→ **Supplied data**:
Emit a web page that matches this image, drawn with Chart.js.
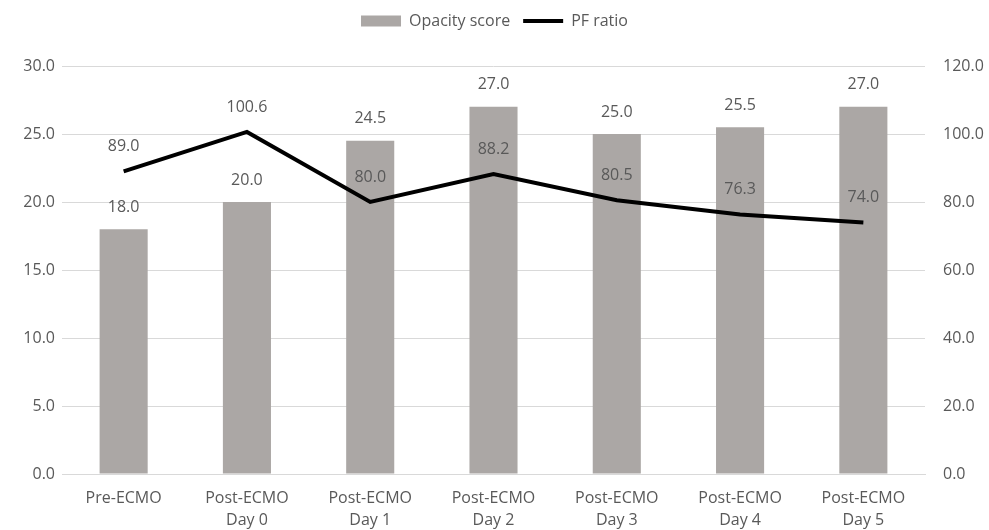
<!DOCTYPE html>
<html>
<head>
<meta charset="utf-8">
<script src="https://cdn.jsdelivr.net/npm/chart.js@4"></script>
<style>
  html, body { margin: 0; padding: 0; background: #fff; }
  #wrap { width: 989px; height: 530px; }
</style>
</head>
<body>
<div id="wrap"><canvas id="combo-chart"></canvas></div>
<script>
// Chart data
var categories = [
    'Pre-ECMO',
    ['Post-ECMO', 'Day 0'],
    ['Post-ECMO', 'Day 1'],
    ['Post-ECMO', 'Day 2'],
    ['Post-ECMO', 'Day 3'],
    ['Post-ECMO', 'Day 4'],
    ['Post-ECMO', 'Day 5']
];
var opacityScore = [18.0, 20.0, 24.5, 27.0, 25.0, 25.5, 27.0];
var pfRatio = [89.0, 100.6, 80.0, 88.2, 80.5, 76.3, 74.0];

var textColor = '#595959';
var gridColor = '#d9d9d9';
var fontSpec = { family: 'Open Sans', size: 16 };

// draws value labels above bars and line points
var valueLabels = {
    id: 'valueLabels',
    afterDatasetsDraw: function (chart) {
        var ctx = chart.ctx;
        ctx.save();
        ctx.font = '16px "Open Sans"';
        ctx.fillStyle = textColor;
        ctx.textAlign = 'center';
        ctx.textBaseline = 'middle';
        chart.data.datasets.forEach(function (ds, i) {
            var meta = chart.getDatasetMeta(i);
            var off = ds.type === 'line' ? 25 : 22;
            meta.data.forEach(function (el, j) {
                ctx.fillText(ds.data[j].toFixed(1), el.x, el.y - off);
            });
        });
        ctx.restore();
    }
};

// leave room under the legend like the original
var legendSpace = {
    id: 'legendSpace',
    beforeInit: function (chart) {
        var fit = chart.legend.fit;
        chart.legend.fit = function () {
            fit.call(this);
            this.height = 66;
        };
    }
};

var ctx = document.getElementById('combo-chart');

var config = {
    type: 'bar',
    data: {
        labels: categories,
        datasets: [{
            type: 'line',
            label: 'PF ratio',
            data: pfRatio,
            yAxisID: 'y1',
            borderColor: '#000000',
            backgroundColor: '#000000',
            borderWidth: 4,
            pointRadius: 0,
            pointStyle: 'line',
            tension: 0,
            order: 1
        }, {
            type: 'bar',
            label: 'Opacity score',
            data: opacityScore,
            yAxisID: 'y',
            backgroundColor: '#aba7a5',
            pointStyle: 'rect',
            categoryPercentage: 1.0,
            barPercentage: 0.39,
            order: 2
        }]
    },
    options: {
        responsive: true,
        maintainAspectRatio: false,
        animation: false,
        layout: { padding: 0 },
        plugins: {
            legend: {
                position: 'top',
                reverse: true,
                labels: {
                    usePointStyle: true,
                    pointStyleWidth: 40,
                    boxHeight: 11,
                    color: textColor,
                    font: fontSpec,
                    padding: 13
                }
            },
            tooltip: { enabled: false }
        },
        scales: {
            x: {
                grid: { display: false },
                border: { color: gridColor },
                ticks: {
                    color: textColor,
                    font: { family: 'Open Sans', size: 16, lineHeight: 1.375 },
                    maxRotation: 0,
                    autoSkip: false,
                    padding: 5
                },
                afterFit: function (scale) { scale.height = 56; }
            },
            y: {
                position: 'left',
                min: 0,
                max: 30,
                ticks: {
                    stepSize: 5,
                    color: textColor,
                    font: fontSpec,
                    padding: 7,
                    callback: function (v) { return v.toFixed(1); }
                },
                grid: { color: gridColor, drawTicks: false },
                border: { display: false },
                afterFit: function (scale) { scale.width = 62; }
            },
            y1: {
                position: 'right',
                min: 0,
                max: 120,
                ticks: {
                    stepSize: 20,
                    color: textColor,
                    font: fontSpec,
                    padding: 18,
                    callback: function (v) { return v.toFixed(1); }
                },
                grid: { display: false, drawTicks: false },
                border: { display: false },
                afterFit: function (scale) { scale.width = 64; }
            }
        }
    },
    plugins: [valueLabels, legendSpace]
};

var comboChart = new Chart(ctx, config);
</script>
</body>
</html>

* * *

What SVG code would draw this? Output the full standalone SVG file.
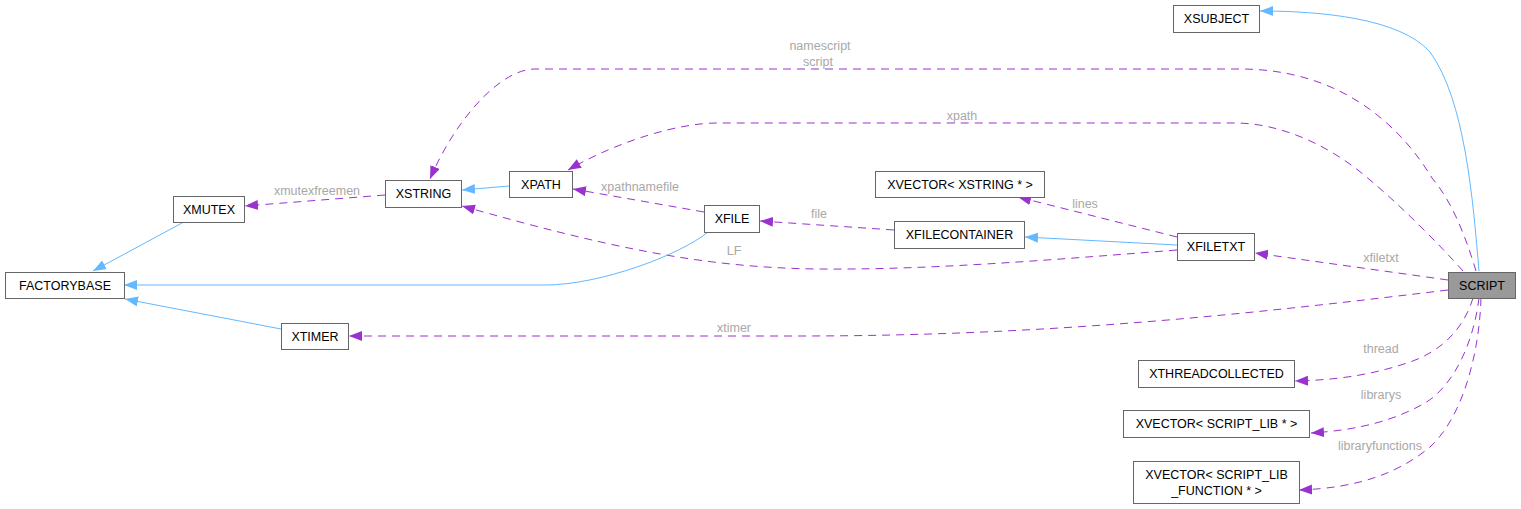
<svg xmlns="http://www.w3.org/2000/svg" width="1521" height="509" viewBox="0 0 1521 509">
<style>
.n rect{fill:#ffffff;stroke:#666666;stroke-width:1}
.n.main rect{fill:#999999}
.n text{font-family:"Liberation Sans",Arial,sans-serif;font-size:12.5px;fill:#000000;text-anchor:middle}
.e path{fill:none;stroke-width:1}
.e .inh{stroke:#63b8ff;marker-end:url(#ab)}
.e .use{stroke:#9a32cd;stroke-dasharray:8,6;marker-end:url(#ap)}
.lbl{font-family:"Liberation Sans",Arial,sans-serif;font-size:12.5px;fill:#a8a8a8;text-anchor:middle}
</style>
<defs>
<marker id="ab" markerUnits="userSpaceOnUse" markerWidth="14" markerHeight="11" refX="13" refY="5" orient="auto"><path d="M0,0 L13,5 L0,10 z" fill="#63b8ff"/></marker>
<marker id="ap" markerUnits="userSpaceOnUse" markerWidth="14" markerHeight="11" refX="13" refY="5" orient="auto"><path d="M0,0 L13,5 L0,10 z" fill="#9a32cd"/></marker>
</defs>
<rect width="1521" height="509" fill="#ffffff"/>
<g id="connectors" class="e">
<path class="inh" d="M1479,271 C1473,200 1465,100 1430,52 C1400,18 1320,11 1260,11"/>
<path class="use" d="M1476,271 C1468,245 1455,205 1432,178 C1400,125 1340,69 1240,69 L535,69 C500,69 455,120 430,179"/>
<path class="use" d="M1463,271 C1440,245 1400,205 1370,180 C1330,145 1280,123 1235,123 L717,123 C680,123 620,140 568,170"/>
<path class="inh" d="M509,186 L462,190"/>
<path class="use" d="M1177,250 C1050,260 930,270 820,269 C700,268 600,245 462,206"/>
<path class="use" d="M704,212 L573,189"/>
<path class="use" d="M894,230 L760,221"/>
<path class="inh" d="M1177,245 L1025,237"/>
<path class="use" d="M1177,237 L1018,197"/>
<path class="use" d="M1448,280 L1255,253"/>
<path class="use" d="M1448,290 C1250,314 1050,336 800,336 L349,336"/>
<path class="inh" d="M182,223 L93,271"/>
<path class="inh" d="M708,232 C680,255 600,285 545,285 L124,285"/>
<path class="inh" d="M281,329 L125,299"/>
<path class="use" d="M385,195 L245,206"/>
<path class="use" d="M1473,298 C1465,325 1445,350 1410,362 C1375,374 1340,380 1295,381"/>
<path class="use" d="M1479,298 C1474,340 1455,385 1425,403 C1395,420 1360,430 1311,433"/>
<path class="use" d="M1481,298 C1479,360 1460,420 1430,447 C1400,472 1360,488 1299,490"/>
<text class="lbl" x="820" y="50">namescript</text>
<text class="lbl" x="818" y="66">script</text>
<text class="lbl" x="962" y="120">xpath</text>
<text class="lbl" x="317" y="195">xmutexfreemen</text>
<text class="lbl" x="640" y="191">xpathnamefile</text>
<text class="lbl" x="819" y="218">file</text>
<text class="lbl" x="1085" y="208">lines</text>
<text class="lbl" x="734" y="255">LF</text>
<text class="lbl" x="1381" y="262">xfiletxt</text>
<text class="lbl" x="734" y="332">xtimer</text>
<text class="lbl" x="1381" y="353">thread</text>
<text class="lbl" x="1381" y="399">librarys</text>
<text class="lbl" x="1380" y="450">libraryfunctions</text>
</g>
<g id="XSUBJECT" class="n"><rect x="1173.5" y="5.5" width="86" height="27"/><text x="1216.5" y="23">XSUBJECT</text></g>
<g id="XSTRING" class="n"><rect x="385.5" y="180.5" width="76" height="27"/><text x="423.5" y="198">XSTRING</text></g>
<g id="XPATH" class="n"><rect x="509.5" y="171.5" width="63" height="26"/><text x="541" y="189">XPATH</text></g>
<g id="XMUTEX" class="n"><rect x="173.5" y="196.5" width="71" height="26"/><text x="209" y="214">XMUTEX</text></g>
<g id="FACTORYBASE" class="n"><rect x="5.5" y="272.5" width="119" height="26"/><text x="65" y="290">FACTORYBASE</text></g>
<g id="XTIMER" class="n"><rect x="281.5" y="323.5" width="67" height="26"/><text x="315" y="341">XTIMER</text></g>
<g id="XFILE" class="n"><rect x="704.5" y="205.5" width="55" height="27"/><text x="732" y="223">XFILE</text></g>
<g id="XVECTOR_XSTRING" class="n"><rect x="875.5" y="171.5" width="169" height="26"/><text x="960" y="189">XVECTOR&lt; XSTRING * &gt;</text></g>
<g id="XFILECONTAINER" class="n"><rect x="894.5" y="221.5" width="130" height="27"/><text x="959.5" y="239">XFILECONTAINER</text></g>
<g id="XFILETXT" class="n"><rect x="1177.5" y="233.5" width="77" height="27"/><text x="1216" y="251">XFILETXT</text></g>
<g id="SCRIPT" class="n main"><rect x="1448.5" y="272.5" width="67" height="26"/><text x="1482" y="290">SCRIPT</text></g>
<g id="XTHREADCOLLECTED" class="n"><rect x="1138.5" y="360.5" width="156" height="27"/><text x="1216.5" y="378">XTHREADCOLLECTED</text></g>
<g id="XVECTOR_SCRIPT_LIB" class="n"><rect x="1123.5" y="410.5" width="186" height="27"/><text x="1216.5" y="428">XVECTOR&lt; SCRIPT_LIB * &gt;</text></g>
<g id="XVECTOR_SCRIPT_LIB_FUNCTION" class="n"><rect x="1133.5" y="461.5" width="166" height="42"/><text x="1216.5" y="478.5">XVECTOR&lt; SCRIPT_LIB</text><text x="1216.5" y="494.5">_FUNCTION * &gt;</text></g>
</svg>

→ **What you need to do**: Nothing but the lines above, starting at the line that contains "Emit a web page" and ending at the line that contains "var pfRatio = [89.0, 100.6, 80.0, 88.2, 80.5, 76.3, 74.0];", should be given again, exactly and without the pictures.

→ **Answer to this task**:
Emit a web page that matches this image, drawn with Chart.js.
<!DOCTYPE html>
<html>
<head>
<meta charset="utf-8">
<script src="https://cdn.jsdelivr.net/npm/chart.js@4"></script>
<style>
  html, body { margin: 0; padding: 0; background: #fff; }
  #wrap { width: 989px; height: 530px; }
</style>
</head>
<body>
<div id="wrap"><canvas id="combo-chart"></canvas></div>
<script>
// Chart data
var categories = [
    'Pre-ECMO',
    ['Post-ECMO', 'Day 0'],
    ['Post-ECMO', 'Day 1'],
    ['Post-ECMO', 'Day 2'],
    ['Post-ECMO', 'Day 3'],
    ['Post-ECMO', 'Day 4'],
    ['Post-ECMO', 'Day 5']
];
var opacityScore = [18.0, 20.0, 24.5, 27.0, 25.0, 25.5, 27.0];
var pfRatio = [89.0, 100.6, 80.0, 88.2, 80.5, 76.3, 74.0];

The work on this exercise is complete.